# Provided records
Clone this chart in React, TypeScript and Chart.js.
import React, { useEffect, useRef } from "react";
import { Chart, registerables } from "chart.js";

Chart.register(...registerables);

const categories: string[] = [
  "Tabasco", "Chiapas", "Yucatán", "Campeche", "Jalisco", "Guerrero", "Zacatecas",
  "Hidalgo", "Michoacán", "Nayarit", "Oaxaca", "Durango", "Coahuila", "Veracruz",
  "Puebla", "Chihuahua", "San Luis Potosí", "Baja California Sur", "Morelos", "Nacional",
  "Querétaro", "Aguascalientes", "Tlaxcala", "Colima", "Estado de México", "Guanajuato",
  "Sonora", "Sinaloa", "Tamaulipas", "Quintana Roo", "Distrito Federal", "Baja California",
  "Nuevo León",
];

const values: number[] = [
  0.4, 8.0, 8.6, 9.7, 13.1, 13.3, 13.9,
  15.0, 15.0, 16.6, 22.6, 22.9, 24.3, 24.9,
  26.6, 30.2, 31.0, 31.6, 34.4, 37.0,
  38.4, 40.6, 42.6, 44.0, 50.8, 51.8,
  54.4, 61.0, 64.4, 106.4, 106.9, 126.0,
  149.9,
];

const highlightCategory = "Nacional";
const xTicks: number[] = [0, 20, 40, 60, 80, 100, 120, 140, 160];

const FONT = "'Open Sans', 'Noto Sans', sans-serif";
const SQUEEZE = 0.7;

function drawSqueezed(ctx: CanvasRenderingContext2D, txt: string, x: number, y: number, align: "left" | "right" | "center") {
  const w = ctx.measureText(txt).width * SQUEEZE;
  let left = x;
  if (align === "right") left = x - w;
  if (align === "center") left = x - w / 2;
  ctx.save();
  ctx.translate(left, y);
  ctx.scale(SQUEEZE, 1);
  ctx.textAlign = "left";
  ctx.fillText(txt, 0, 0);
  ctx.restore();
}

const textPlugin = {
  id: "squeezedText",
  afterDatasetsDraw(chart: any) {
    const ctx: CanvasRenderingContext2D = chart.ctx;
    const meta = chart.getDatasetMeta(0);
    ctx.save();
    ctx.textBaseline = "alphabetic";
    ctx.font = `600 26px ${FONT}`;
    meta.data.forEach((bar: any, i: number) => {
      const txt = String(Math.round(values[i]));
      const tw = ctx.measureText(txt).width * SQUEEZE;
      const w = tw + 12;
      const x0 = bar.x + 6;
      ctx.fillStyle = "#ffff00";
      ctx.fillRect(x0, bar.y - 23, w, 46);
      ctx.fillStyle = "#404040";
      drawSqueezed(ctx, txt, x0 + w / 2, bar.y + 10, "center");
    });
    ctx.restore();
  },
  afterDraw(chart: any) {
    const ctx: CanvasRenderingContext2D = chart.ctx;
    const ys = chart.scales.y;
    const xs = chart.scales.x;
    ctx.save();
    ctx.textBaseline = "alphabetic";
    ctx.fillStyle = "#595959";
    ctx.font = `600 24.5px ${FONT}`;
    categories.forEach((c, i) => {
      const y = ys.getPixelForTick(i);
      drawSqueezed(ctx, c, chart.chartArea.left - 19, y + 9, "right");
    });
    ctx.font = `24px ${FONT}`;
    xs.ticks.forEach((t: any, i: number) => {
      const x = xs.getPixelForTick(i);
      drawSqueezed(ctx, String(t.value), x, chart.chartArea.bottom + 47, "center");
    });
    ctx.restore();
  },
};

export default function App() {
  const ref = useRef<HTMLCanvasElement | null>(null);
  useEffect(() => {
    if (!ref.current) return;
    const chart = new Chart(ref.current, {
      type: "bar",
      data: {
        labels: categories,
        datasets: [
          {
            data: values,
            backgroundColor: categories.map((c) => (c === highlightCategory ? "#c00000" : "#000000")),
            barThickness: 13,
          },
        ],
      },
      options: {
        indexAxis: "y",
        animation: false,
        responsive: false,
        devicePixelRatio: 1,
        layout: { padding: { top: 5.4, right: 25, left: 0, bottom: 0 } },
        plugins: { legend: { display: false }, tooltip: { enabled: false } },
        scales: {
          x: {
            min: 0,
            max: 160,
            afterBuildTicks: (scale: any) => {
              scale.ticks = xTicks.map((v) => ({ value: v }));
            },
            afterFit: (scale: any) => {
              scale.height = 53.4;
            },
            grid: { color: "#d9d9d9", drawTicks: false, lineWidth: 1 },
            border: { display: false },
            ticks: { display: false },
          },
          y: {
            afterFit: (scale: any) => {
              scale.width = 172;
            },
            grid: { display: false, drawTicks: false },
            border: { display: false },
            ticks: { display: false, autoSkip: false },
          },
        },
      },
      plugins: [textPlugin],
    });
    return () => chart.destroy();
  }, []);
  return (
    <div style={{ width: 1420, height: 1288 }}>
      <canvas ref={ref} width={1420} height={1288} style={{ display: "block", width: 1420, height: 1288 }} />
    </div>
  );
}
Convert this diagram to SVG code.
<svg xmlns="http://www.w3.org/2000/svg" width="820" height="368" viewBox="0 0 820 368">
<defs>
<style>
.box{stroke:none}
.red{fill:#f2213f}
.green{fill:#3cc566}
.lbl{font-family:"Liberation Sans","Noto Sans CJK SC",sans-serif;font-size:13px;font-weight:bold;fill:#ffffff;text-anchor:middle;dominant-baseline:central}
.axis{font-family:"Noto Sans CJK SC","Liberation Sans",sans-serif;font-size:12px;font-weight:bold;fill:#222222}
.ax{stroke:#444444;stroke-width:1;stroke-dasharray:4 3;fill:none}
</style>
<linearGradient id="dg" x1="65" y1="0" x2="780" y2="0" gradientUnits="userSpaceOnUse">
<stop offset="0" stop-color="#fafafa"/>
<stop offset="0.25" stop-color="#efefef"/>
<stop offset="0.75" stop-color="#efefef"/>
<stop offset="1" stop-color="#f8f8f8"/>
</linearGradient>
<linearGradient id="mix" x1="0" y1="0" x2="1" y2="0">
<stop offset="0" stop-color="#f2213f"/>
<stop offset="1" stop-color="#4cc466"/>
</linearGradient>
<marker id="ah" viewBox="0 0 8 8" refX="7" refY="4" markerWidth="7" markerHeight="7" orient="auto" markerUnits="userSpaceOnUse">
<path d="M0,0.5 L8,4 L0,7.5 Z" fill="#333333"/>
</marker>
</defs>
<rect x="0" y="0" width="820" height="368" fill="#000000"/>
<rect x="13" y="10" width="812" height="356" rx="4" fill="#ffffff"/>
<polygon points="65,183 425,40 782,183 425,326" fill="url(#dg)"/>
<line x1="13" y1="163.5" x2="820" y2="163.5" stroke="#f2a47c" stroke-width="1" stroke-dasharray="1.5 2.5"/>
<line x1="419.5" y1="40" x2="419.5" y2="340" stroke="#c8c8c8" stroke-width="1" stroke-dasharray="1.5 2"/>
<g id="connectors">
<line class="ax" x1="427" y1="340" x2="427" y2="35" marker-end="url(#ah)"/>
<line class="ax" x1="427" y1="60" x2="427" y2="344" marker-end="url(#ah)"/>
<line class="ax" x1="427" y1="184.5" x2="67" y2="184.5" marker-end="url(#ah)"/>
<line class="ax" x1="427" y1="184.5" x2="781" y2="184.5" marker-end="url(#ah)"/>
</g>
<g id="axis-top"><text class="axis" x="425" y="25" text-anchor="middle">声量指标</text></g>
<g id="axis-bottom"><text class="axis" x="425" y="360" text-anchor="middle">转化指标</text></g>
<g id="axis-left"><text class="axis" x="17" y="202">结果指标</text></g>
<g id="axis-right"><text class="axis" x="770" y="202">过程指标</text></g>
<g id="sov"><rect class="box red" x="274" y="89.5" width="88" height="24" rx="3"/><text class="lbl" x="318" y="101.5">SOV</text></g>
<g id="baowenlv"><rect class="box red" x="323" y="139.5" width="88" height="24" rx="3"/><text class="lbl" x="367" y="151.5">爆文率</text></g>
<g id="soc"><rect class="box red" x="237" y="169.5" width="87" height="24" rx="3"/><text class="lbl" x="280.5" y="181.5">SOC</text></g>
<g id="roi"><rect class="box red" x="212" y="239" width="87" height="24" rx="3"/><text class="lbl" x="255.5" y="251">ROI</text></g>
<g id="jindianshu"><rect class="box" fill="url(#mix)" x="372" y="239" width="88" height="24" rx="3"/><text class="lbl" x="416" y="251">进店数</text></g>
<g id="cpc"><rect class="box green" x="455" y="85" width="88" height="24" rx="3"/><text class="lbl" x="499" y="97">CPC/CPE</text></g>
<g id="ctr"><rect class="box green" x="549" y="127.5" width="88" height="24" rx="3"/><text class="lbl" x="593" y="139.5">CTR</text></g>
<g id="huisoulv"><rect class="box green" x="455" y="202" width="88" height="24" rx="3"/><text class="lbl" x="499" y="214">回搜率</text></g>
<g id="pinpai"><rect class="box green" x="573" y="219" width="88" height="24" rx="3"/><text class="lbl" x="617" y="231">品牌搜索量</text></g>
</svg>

# What to produce
Only the lines from the opening of the material through the line with "Chart.register(...registerables);" should be echoed, exactly as written.

# Result of this task
Clone this chart in React, TypeScript and Chart.js.
import React, { useEffect, useRef } from "react";
import { Chart, registerables } from "chart.js";

Chart.register(...registerables);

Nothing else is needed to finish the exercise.